As a rule, spending by fossil fuels interests is highly partisan, with Republicans raking in far more of it than Democrats. And committee chairs and ranking members getting an influx of cash from relevant industries isn’t exactly novel. In the Senate, for instance, Joe Manchin—who heads the Energy and Natural Resources Committee—accepted $339,000 from energy and natural resource PACs this past cycle alone, including $136,000 from oil and gas PACs and $137,000 from electric utilities. Over the same period, ranking Republican John Barrasso, of Wyoming, got $705,650 from energy and natural resource PACs, with $347,000 of that coming from oil and gas PACs and $221,250 from electric utilities.

Unlike either Manchin or Barrasso, Pallone has a broadly liberal voting record and isn’t among the body’s most conservative Democrats, boasting a 96 percent lifetime score from the League of Conservation voters. But he’s been at odds in recent years with more progressive colleagues who want to go further and faster on climate, and snuff out corporate influence on politics. In 2019, he spoke out against a push from Representative Alexandria Ocasio-Cortez and climate organizers to shun fossil fuel money. As he told WNYC’s Brian Lehrer at the time, “Where do you draw the line? Does that mean that somebody who works for the utility can’t contribute to me?” After a previously chilly relationship with House Speaker Nancy Pelosi, his chairmanship has been seen as a means of keeping more left-leaning members at bay since Democrats won the chamber back in 2018.

The nearly 1,000-page CLEAN Future Act Pallone co-sponsored—released in a less ambitious form last year, as an alternative to the Green New Deal—would require power providers to run on clean power by 2035 toward a target of reaching net-zero emissions across the economy by 2050, in line with the Biden administration’s stated goals. But what “clean” means is the subject of some debate: At least for a while, that includes “natural,” or fossil, gas. One central component of the wide-reaching bill is a clean electricity standard that allows for power companies to trade zero-emission electricity credits among themselves to comply with its mandates. Zero-emitting sources are eligible for full credits, but lower-emitting sources—including gas—are eligible for partial credits so long as they fall below carbon-intensity thresholds that will start phasing down in 2030 through 2035. Utilities can make alternative compliance payments, as well, and the Environmental Protection Agency can extend individual companies’ compliance timeline through the 2030s by one year at a time for up to five years total. The measure has been opposed by some 300 climate and social justice groups. “Sacrificing the very definition of ‘clean’ in order to achieve 100 percent clean energy is self-defeating,” the groups wrote in a letter to Congress earlier this month.

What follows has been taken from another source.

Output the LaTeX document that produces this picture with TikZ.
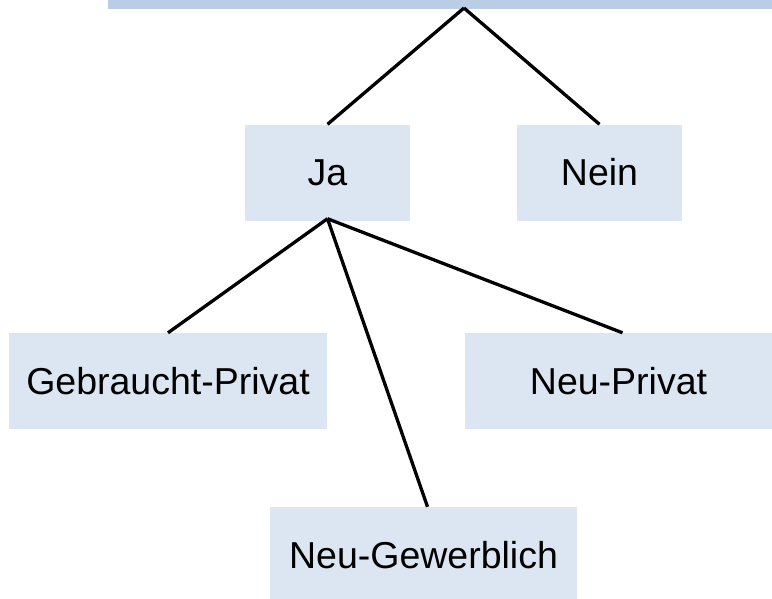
\documentclass[tikz,border=0pt]{standalone}
\usepackage{fontspec}
\setmainfont{Liberation Sans}
\usetikzlibrary{positioning}
\definecolor{barBlue}{HTML}{B9CDE5}
\definecolor{boxBlue}{HTML}{DCE6F2}
\tikzset{
    topBar/.style={rectangle, fill=barBlue, inner sep=0pt, minimum height=9pt, minimum width=664pt},
    choiceBox/.style={rectangle, fill=boxBlue, inner sep=0pt, minimum height=96pt, font=\fontsize{37.5}{40}\selectfont},
    treeEdge/.style={line width=3.3pt},
}
\newcommand{\drawBranch}[2]{
    \draw[treeEdge] (#1) -- (#2);
}

\begin{document}
\begin{tikzpicture}[x=1pt, y=-1pt]
    \useasboundingbox (0,0) rectangle (772,598);

    % Frage oben (nur der Balken ist sichtbar)
    \node[topBar] (frage) at (440,4.5) {};
    \coordinate (spitze) at (464,8);

    \node[choiceBox, minimum width=165pt] (ja) at (327.5,172.5) {Ja};
    \node[choiceBox, minimum width=165pt] (nein) at (599.5,172.5) {Nein};

    \node[choiceBox, minimum width=318pt] (gebraucht) at (168,381) {Gebraucht-Privat};
    \node[choiceBox, minimum width=307pt] (neuprivat) at (618.5,381) {Neu-Privat};
    \node[choiceBox, minimum width=307pt] (neugewerbe) at (423.5,555) {Neu-Gewerblich};

    \coordinate (jaFuss) at ([yshift=2pt]ja.south);
    \drawBranch{spitze}{ja.north}
    \drawBranch{spitze}{nein.north}
    \drawBranch{jaFuss}{gebraucht.north}
    \drawBranch{jaFuss}{[xshift=4pt]neugewerbe.north}
    \drawBranch{jaFuss}{[xshift=4pt]neuprivat.north}

\end{tikzpicture}
\end{document}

Utilities play an odd role in climate politics. Many are finding that transitioning off coal is actually good for their bottom line. Some are now leapfrogging over natural gas entirely, thanks in part to state-level clean electricity standards and the falling cost of renewable power. Still, power companies are eager to navigate any changes to their sector on their own terms and avoid mandates that might force them into compliance. Voluntary commitments to reach net-zero by 2050 have proliferated among utilities over the last few years, but typically still fall well short of what’s needed to meet even the relatively moderate targets pledged by the administration. Like the CLEAN Future Act targets, such promises lean heavily on carbon capture and storage technologies that remain unproven at scale. Electric utility political spending is prolific at the state level, where they regularly buy off regulators and legislators—sometimes literally, as was allegedly the case of Ohio House Speaker Larry Householder. Utility donations aren’t as high-profile as those of major oil and gas companies, despite the two industries having worked together to fund climate denial at the national and international level for decades after their executives first became aware of the threat of global warming.

What might be most remarkable about Pallone’s donations from corporate polluters is just how unremarkable they are in Washington. His office has not responded to a request for comment for this article.